## Task goal
In the listing below, count each line containing "that" and answer with the count only.

## Source material
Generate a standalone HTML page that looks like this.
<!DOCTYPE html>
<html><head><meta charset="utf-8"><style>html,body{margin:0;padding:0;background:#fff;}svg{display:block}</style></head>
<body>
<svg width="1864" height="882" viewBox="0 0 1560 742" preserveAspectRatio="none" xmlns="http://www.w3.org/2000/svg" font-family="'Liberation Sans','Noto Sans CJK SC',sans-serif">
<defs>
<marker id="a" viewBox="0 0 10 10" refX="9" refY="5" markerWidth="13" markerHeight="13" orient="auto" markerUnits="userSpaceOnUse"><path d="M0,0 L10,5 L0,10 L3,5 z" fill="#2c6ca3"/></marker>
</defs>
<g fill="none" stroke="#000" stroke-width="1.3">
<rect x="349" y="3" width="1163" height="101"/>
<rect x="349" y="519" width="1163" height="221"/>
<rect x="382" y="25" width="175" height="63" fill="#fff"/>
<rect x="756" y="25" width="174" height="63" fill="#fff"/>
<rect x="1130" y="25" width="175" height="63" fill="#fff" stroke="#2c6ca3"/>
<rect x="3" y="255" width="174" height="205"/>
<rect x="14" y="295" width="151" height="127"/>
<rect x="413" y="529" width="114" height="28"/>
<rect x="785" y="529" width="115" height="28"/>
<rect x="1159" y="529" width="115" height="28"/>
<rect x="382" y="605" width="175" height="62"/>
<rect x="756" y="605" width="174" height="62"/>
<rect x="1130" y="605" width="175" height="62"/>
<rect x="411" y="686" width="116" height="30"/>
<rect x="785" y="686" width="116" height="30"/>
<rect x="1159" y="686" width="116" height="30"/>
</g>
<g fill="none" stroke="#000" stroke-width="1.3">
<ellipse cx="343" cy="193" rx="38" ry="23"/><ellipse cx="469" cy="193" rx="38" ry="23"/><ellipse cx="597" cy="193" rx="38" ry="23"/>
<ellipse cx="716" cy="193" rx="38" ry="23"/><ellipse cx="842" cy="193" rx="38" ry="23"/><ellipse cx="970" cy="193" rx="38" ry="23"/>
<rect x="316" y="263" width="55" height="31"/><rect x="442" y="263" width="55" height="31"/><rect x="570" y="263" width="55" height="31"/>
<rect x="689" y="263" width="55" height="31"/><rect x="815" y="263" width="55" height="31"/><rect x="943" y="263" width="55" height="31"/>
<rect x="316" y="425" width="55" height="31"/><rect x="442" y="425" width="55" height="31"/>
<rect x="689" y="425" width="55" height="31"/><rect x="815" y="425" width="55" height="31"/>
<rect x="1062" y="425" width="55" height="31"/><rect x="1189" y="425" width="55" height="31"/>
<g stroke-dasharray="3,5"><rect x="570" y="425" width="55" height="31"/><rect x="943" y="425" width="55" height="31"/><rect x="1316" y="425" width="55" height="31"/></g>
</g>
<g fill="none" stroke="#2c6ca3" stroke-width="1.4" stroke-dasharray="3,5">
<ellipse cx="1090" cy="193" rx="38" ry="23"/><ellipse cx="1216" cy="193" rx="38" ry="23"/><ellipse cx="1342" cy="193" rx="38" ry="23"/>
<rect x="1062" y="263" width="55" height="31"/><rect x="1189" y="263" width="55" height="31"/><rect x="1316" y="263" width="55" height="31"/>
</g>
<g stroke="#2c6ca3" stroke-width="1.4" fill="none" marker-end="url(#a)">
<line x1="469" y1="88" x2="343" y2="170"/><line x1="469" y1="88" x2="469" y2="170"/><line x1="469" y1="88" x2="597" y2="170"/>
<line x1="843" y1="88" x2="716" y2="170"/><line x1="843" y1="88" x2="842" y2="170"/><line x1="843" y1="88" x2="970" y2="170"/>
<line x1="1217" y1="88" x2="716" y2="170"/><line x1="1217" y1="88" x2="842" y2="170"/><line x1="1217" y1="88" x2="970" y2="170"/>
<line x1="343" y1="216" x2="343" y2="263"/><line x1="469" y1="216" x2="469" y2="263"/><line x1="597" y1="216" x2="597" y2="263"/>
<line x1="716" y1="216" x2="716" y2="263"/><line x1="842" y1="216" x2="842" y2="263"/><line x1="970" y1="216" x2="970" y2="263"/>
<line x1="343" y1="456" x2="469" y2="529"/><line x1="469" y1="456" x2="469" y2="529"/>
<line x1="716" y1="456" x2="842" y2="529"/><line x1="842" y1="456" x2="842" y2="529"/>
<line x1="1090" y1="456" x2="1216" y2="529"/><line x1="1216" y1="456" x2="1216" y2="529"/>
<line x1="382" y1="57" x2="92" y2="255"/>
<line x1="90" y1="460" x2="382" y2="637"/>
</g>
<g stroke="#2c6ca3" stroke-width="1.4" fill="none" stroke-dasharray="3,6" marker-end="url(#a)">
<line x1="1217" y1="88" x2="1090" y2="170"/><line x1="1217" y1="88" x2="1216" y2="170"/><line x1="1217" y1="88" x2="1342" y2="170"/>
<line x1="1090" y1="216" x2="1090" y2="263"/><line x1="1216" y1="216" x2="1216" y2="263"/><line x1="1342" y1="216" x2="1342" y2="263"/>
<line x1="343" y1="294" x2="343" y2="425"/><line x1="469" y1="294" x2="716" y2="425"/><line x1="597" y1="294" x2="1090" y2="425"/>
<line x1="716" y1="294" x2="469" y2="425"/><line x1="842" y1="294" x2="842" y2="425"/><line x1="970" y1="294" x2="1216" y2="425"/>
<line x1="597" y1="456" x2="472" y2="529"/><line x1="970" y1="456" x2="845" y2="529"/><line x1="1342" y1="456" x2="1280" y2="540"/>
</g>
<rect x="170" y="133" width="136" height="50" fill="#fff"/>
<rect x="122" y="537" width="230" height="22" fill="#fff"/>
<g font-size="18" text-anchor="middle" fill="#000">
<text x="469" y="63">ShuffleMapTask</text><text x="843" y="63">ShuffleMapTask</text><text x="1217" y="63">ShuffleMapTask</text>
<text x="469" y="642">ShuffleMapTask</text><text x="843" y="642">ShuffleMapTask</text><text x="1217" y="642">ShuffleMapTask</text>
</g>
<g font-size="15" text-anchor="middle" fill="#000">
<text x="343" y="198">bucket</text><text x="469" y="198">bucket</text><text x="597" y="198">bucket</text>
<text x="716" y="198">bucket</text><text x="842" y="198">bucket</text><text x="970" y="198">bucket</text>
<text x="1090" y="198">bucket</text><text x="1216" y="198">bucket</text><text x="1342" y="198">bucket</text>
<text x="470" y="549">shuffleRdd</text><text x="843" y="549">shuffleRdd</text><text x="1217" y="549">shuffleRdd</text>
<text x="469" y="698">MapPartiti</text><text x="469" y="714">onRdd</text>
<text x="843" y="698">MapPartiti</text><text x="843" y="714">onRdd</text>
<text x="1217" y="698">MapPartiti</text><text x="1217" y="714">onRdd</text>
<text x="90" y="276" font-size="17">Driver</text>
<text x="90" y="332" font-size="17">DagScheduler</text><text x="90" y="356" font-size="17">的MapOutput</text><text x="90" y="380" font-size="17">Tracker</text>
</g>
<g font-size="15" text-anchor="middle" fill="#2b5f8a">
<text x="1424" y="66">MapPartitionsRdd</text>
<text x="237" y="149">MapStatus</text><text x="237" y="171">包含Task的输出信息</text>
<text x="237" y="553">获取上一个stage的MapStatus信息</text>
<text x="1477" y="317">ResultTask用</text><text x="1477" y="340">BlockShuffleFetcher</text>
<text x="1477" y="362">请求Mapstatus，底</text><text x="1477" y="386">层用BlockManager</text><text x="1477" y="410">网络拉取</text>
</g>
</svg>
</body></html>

* * *

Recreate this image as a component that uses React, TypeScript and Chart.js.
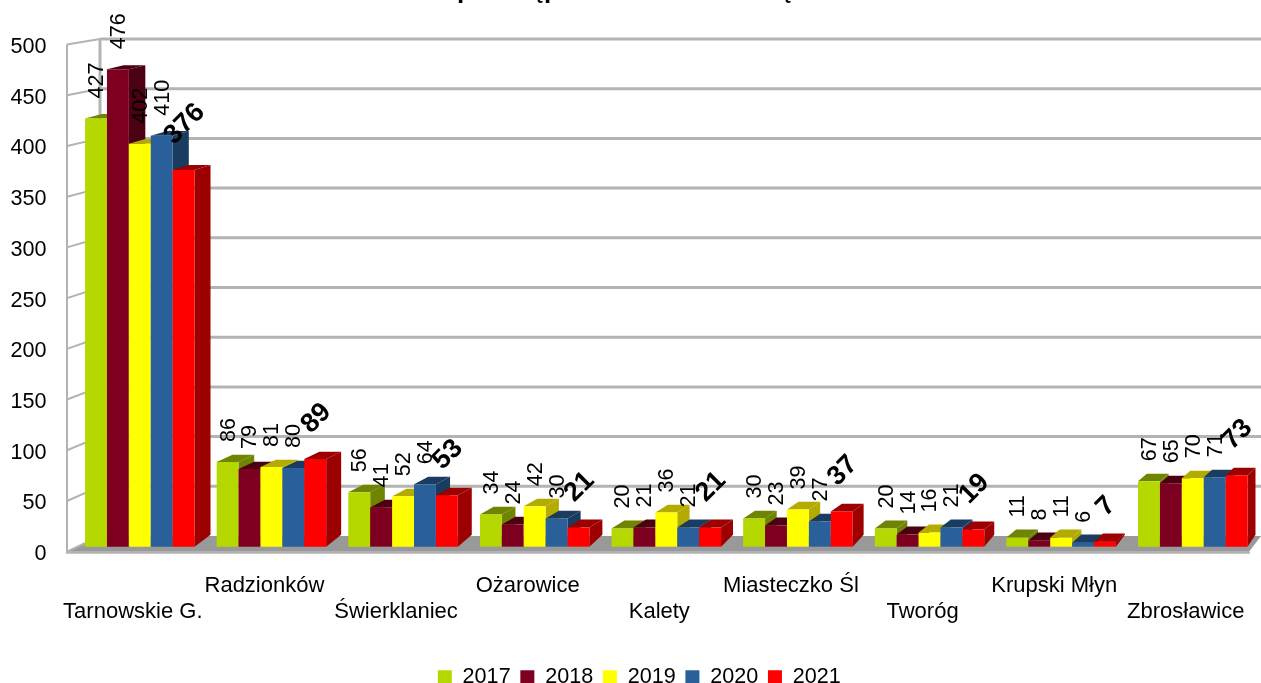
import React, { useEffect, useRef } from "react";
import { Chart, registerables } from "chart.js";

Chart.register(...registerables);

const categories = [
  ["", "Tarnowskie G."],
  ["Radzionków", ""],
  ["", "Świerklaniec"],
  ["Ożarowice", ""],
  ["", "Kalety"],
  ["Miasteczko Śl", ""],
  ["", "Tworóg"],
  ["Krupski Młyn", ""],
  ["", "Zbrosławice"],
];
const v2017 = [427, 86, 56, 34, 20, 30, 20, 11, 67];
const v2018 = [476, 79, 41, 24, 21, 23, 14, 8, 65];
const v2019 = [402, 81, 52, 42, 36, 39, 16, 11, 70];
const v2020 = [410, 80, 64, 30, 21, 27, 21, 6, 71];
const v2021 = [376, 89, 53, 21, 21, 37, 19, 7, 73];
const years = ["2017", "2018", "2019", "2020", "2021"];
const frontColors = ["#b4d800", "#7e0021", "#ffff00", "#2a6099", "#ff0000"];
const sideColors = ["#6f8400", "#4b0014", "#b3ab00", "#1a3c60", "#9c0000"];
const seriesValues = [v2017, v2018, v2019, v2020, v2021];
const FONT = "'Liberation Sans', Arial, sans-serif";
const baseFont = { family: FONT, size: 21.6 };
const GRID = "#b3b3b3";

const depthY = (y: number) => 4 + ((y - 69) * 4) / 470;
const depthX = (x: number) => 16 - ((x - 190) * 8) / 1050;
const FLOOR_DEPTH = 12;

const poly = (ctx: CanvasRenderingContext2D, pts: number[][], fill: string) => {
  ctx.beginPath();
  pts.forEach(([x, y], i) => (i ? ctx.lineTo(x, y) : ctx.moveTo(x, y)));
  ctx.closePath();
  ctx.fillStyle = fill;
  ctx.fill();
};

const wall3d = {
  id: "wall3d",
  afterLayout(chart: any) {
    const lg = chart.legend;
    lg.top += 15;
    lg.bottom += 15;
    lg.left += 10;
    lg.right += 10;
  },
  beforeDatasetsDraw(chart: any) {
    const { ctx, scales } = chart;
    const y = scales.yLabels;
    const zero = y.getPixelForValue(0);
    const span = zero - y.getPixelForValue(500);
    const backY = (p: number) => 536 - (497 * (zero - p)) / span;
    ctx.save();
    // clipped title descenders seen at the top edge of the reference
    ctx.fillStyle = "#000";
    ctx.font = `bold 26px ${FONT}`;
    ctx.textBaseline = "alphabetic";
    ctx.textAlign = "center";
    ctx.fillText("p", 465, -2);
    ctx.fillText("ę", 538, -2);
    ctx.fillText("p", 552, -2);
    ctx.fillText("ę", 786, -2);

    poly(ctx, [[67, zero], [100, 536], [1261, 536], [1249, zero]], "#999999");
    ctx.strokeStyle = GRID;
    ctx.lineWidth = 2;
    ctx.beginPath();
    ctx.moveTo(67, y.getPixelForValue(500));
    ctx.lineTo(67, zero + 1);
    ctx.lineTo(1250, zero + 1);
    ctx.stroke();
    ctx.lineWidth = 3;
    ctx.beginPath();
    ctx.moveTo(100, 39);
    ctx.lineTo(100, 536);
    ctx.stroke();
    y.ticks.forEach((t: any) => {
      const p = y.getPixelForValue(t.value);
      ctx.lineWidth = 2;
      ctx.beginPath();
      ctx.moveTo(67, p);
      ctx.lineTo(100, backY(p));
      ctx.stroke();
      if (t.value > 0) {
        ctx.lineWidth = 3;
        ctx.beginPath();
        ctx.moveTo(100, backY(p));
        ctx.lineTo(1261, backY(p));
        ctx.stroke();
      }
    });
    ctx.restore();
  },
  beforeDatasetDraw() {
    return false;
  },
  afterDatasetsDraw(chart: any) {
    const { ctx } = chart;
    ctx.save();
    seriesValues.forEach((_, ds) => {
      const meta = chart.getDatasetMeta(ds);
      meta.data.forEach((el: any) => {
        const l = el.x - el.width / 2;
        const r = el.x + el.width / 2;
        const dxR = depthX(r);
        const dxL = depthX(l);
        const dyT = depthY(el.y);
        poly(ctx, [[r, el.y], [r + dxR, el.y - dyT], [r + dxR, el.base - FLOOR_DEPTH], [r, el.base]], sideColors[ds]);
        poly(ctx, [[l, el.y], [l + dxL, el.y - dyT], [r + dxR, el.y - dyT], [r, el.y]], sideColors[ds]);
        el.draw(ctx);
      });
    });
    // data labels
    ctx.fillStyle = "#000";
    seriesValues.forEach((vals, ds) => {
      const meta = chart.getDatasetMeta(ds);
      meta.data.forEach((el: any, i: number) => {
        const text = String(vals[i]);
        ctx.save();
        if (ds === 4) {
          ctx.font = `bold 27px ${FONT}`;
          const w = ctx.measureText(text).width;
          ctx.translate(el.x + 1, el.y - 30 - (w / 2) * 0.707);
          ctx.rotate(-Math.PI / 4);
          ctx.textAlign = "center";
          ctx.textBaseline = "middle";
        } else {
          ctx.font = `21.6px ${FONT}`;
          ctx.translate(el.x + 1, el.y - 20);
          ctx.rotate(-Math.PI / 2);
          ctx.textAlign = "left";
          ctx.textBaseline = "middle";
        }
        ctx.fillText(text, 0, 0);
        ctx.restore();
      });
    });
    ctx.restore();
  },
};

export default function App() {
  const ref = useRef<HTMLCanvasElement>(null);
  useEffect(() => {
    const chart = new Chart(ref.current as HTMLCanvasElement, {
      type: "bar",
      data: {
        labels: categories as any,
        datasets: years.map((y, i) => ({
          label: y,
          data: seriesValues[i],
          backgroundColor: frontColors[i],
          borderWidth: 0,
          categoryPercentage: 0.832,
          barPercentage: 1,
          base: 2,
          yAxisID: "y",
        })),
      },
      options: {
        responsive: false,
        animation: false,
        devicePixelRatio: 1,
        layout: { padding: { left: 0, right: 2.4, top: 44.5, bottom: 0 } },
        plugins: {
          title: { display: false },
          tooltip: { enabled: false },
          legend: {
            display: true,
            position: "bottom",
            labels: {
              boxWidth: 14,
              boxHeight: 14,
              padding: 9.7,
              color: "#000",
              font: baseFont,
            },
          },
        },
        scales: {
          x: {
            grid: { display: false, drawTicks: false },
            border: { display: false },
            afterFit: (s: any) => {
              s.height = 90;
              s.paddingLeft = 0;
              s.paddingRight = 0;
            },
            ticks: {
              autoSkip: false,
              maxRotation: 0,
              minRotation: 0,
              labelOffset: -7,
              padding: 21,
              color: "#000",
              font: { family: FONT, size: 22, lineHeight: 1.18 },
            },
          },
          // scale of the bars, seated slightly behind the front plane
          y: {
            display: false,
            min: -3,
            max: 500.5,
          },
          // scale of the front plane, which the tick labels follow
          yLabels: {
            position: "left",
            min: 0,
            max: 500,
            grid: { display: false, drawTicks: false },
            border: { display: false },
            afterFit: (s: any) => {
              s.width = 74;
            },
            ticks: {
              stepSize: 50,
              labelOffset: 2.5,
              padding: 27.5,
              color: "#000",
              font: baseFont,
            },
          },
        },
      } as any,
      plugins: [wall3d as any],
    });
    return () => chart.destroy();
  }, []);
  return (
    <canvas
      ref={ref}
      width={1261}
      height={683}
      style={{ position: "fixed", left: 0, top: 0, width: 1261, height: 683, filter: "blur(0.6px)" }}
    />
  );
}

==

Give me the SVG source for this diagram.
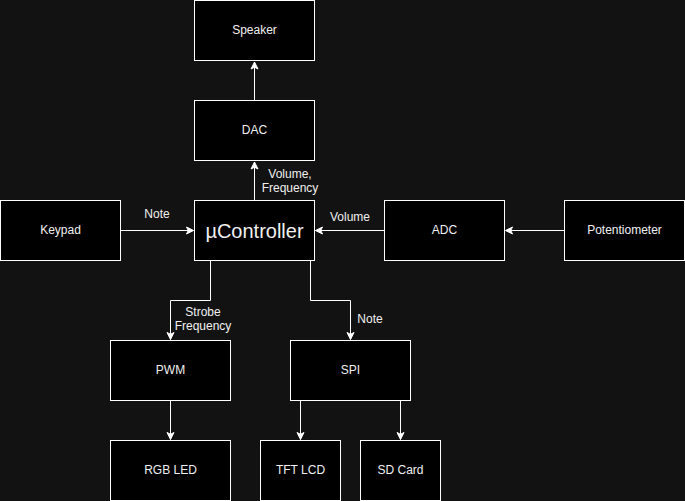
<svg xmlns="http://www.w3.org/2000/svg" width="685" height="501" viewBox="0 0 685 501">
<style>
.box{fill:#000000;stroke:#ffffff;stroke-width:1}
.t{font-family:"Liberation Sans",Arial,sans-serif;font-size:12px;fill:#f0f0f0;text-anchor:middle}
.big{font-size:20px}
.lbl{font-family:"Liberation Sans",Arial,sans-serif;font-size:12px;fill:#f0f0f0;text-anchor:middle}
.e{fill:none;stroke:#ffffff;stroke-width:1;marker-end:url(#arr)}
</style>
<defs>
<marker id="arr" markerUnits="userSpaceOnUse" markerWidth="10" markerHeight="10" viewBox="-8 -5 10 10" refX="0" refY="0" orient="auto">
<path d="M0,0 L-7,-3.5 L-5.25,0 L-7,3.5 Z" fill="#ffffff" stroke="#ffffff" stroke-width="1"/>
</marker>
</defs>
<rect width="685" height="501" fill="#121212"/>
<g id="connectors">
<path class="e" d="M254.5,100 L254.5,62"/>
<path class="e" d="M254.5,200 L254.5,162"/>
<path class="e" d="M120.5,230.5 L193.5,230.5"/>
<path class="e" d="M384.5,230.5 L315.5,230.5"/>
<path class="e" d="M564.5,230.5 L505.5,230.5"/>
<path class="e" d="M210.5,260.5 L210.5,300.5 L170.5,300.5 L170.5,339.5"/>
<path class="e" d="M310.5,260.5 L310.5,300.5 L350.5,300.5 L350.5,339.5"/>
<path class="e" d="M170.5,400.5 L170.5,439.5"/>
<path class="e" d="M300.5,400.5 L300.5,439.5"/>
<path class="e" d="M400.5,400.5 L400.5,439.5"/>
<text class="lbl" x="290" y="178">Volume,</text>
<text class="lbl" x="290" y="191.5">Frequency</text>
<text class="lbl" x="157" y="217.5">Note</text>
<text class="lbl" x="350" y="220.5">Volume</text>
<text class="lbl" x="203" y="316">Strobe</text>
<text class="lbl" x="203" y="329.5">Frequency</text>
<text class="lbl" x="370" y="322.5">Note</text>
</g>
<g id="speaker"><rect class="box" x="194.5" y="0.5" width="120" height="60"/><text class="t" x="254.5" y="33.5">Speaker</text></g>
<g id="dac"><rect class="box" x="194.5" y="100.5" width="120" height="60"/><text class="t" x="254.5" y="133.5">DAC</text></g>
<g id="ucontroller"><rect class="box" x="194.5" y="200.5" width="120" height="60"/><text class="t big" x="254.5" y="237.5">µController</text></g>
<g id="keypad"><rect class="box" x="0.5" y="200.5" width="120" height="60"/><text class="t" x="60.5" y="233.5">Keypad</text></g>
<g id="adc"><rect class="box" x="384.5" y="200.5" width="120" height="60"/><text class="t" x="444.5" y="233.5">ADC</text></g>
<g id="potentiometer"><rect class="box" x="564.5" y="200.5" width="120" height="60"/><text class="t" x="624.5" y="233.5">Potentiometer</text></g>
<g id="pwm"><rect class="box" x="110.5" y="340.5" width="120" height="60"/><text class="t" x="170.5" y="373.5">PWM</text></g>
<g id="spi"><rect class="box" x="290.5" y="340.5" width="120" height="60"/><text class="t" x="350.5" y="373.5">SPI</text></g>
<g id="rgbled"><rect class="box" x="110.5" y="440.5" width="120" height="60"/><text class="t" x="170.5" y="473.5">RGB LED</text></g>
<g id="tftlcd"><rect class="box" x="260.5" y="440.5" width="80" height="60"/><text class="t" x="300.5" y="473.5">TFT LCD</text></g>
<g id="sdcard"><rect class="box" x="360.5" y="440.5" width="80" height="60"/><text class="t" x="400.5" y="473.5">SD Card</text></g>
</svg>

## Solution to this task
2